Can large (M >= 8) EQs be triggered by tidal (M1) waves? An analysis of the global seismicity that occurred during 1901 - 2011

TL;DR

This study investigates whether tidal M1 waves can trigger large earthquakes (M >= 8) by analyzing global seismic data from 1901 to 2011, suggesting a causal link under critical stress conditions.

Contribution

It introduces a physical model explaining how tidal waves, especially M1 and K1 components, can trigger large earthquakes when seismogenic areas are critically stressed.

Findings

A causal relation between tidal M1 peaks and earthquake timing is observed.

Large earthquakes can be triggered by small tidal amplitudes under critical stress.

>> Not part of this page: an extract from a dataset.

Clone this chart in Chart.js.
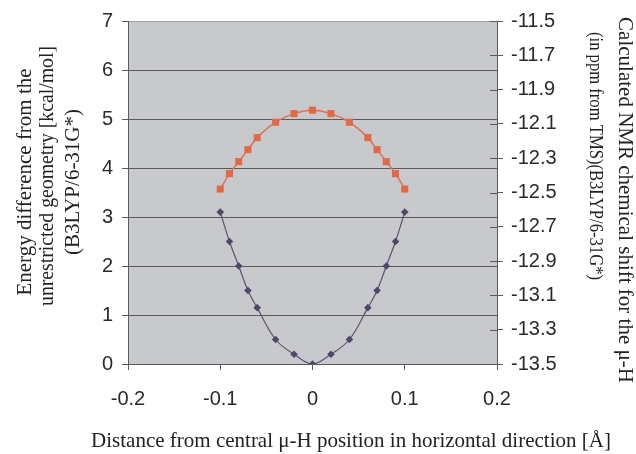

The model supports potential for short-term earthquake prediction.

Abstract

The analysis of two global data sets of large earthquakes (2010 - 2011, 30 samples of M \geq 7R and 1901-2011, 178 samples of M \geq 8R) reveals that there exists a cause and effect relation between the vertical tidal M1 component amplitude peak and the time of occurrence of the latter EQs. A physical model mechanism is postulated that justifies the obtained results. It is shown that the tidal waves can trigger a large EQ, despite their small amplitude, provided that the seismogenic area is under critical stress load conditions. Actually, it is shown that a large EQ can be triggered by the cooperative action of all vertical tidal components but mainly by the M1 and K1 ones. Examples are presented from the most recent global large EQs (Summatra, Mw = 9.1, 2004 and Japan, Mw = 9.0, 2011) and from Greece (Kythira, Greece, Ms = 6.9R, 2006 and Skyros, Greece, Ms = 6.1R, 2001). The postulated physical model provides the means for the implementation of the first step towards a really short-term earthquake prediction.